Each business is unique and will require an individualized assessment as to its value. If you are unsure about the value of your business, we recommend that you retain the assistance of a professional to appraise the value of a business you intend to sell or purchase.

Do I need to use a lawyer for the purchase or sale of a business?

You are not legally required to use a lawyer for buying or selling a business. However, your transaction will be more likely to fall apart and more likely to lead to a loss to you if it is done without the assistance of professionals. A lawyer’s experience and education allows them to predict many pitfalls and help you avoid them. Therefore, we strongly require you obtain the assistance of a lawyer in you business purchase and sale.

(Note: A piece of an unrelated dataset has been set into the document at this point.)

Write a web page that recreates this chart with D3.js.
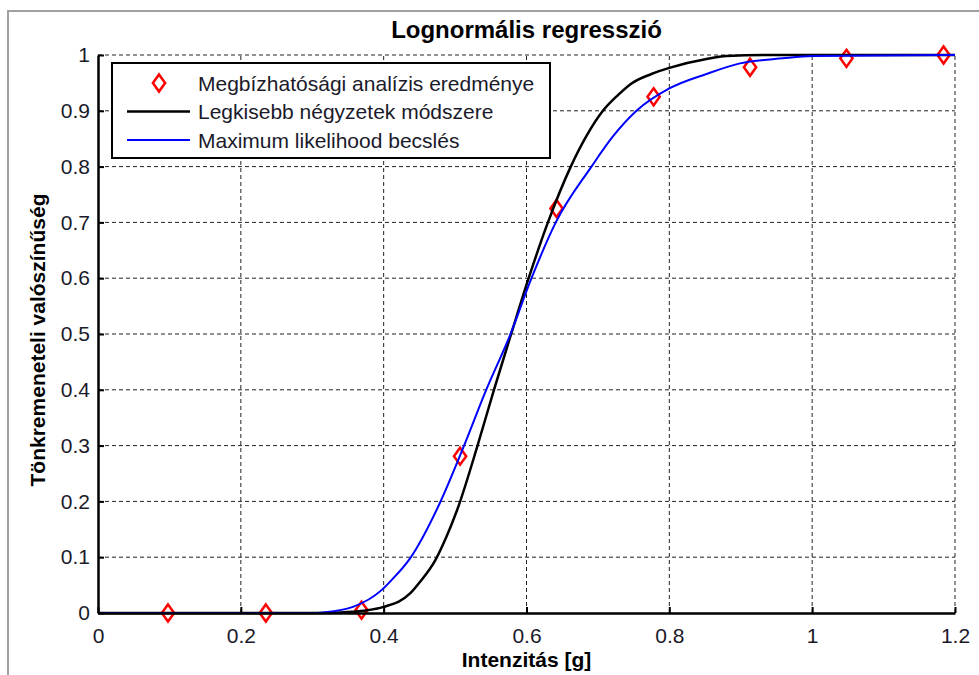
<!DOCTYPE html>
<html>
<head>
<meta charset="utf-8">
<script src="https://cdn.jsdelivr.net/npm/d3@7"></script>
<style>
  body { margin: 0; background: #fff; }
  svg { display: block; font-family: "Liberation Sans", Arial, sans-serif; }
</style>
</head>
<body>
<svg id="chart" width="979" height="675"></svg>
<script>
// measured reliability points
let pointX = [0.098, 0.235, 0.369, 0.507, 0.642, 0.778, 0.913, 1.048, 1.184]
let pointP = [0, 0, 0.005, 0.281, 0.725, 0.925, 0.978, 0.994, 1.0]

// least squares fit
let lsqX = [0, 0.30, 0.34, 0.371, 0.40, 0.437, 0.451, 0.472, 0.487, 0.503, 0.531, 0.554, 0.578, 0.603, 0.630, 0.662, 0.684, 0.707, 0.728, 0.747, 0.775, 0.80, 0.852, 0.880, 0.95, 1.2]
let lsqP = [0, 0, 0.001, 0.004, 0.011, 0.035, 0.056, 0.094, 0.134, 0.185, 0.298, 0.398, 0.498, 0.60, 0.70, 0.80, 0.855, 0.90, 0.928, 0.949, 0.966, 0.977, 0.993, 0.998, 1.0, 1.0]

// maximum likelihood fit
let mleX = [0, 0.30, 0.315, 0.357, 0.397, 0.411, 0.437, 0.479, 0.512, 0.543, 0.577, 0.607, 0.641, 0.691, 0.721, 0.754, 0.80, 0.852, 0.899, 0.959, 1.0, 1.2]
let mleP = [0, 0, 0.001, 0.011, 0.041, 0.059, 0.098, 0.198, 0.298, 0.398, 0.498, 0.60, 0.70, 0.80, 0.854, 0.90, 0.940, 0.966, 0.985, 0.994, 0.998, 1.0]

let xTicks = [0, 0.2, 0.4, 0.6, 0.8, 1, 1.2]
let yTicks = [0, 0.1, 0.2, 0.3, 0.4, 0.5, 0.6, 0.7, 0.8, 0.9, 1]

let legendNames = ["Megbízhatósági analízis eredménye", "Legkisebb négyzetek módszere", "Maximum likelihood becslés"]

let x = d3.scaleLinear().domain([0, 1.2]).range([98, 955])
let y = d3.scaleLinear().domain([0, 1]).range([613, 55])

let svg = d3.select("#chart")

// outer figure frame
svg.append("path")
    .attr("d", "M8,675V11H979")
    .attr("fill", "none")
    .attr("stroke", "#a0a0a0")
    .attr("stroke-width", 2)

// diamond marker
let diamond = {
    draw(ctx, size) {
        let h = Math.sqrt(size) / 2
        let w = h * 0.72
        ctx.moveTo(0, -h)
        ctx.lineTo(w, 0)
        ctx.lineTo(0, h)
        ctx.lineTo(-w, 0)
        ctx.closePath()
    }
}
let marker = d3.symbol().type(diamond).size(290)

// grid
let grid = svg.append("g")
    .attr("stroke", "#222")
    .attr("stroke-width", 1)
    .attr("stroke-dasharray", "4,3")

grid.selectAll(".vx")
    .data(xTicks.slice(1))
    .join("line")
    .attr("x1", d => x(d)).attr("x2", d => x(d))
    .attr("y1", y(0)).attr("y2", y(1))

grid.selectAll(".hy")
    .data(yTicks.slice(1))
    .join("line")
    .attr("x1", x(0)).attr("x2", x(1.2))
    .attr("y1", d => y(d)).attr("y2", d => y(d))

// data
svg.append("g")
    .selectAll("path")
    .data(pointX)
    .join("path")
    .attr("transform", (d, i) => `translate(${x(d)},${y(pointP[i])})`)
    .attr("d", marker)
    .attr("fill", "none")
    .attr("stroke", "#ff0000")
    .attr("stroke-width", 2.5)

let line = d3.line()
    .x(d => x(d[0]))
    .y(d => y(d[1]))
    .curve(d3.curveMonotoneX)

svg.append("path")
    .attr("d", line(d3.zip(lsqX, lsqP)))
    .attr("fill", "none")
    .attr("stroke", "#000")
    .attr("stroke-width", 2.5)

svg.append("path")
    .attr("d", line(d3.zip(mleX, mleP)))
    .attr("fill", "none")
    .attr("stroke", "#0000ff")
    .attr("stroke-width", 2)

// axes
let axisB = d3.axisBottom(x)
    .tickValues(xTicks)
    .tickFormat(d3.format("~g"))
    .tickSizeInner(-6)
    .tickSizeOuter(0)
    .tickPadding(15)

let axisL = d3.axisLeft(y)
    .tickValues(yTicks)
    .tickFormat(d3.format("~g"))
    .tickSizeInner(-6)
    .tickSizeOuter(0)
    .tickPadding(8)

let gx = svg.append("g")
    .attr("transform", `translate(0,${y(0)})`)
    .call(axisB)

let gy = svg.append("g")
    .attr("transform", `translate(${x(0)},0)`)
    .call(axisL)

for (let g of [gx, gy]) {
    g.select(".domain").attr("stroke", "#000").attr("stroke-width", 2.5)
    g.selectAll(".tick line").attr("stroke", "#000").attr("stroke-width", 2)
    g.selectAll(".tick text")
        .attr("fill", "#1a1a2a")
        .style("font-size", "21px")
        .style("font-family", "'Liberation Sans', Arial, sans-serif")
}

// titles
svg.append("text")
    .attr("x", (x(0) + x(1.2)) / 2)
    .attr("y", 38)
    .attr("text-anchor", "middle")
    .style("font-size", "24px")
    .style("font-weight", "bold")
    .text("Lognormális regresszió")

svg.append("text")
    .attr("x", (x(0) + x(1.2)) / 2)
    .attr("y", 667)
    .attr("text-anchor", "middle")
    .style("font-size", "21px")
    .style("font-weight", "bold")
    .text("Intenzitás [g]")

svg.append("text")
    .attr("transform", `translate(45,${(y(0) + y(1)) / 2 + 6}) rotate(-90)`)
    .attr("text-anchor", "middle")
    .style("font-size", "21px")
    .style("font-weight", "bold")
    .text("Tönkremeneteli valószínűség")

// legend
let legend = svg.append("g")

legend.append("rect")
    .attr("x", 112)
    .attr("y", 63)
    .attr("width", 438)
    .attr("height", 95)
    .attr("fill", "#fff")
    .attr("stroke", "#000")
    .attr("stroke-width", 2)

let rows = legend.selectAll(".row")
    .data(legendNames)
    .join("g")
    .attr("transform", (d, i) => `translate(0,${83 + i * 28.5})`)

rows.append("text")
    .attr("x", 198)
    .attr("dy", "0.36em")
    .attr("fill", "#1a1a2a")
    .style("font-size", "21px")
    .text(d => d)

rows.filter((d, i) => i === 0)
    .append("path")
    .attr("transform", "translate(159,0)")
    .attr("d", marker)
    .attr("fill", "none")
    .attr("stroke", "#ff0000")
    .attr("stroke-width", 2.5)

rows.filter((d, i) => i > 0)
    .append("line")
    .attr("x1", 127)
    .attr("x2", 190)
    .attr("stroke", (d, i) => i === 0 ? "#000" : "#0000ff")
    .attr("stroke-width", (d, i) => i === 0 ? 2.5 : 2)
</script>
</body>
</html>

When is it a good time to sell my business?

The answer depends on your personal life circumstances. There are many reasons to sell a business. However, if you intend to change your career, open a new business, or retire, it might be a good time to sell your business. Furthermore, you may want to sell if you predict that the value or profits of you business will be going down in the future and you have ideas about how to use the proceeds of your sale for higher profits.

When should I tell my employees I plan to sell my business?

We recommend informing your employees as late as possible, preferably after the purchase has been finalized. The buyer may want to employ some or all of your current workers, and informing them about the change is a decision that we recommend you make after consulting with your buyer.

How long does it take to sell a business?

Each business is unique. However, if you have a buyer and you have agreed on a price, the legal process of the sale will take between 1 – 3 months to be properly performed. If you do not have a buyer, there is no set timeline for the sale.

How does a business lawyer for purchasing or selling a business cost?

It depends on the business, the complexity of the transaction, and the experience and law firm of the lawyer. At Pax Law Corporation, our business lawyer charges $350 + applicable taxes as an hourly rate and will assist with some transaction based on a fixed fee (block fee) retainer agreement.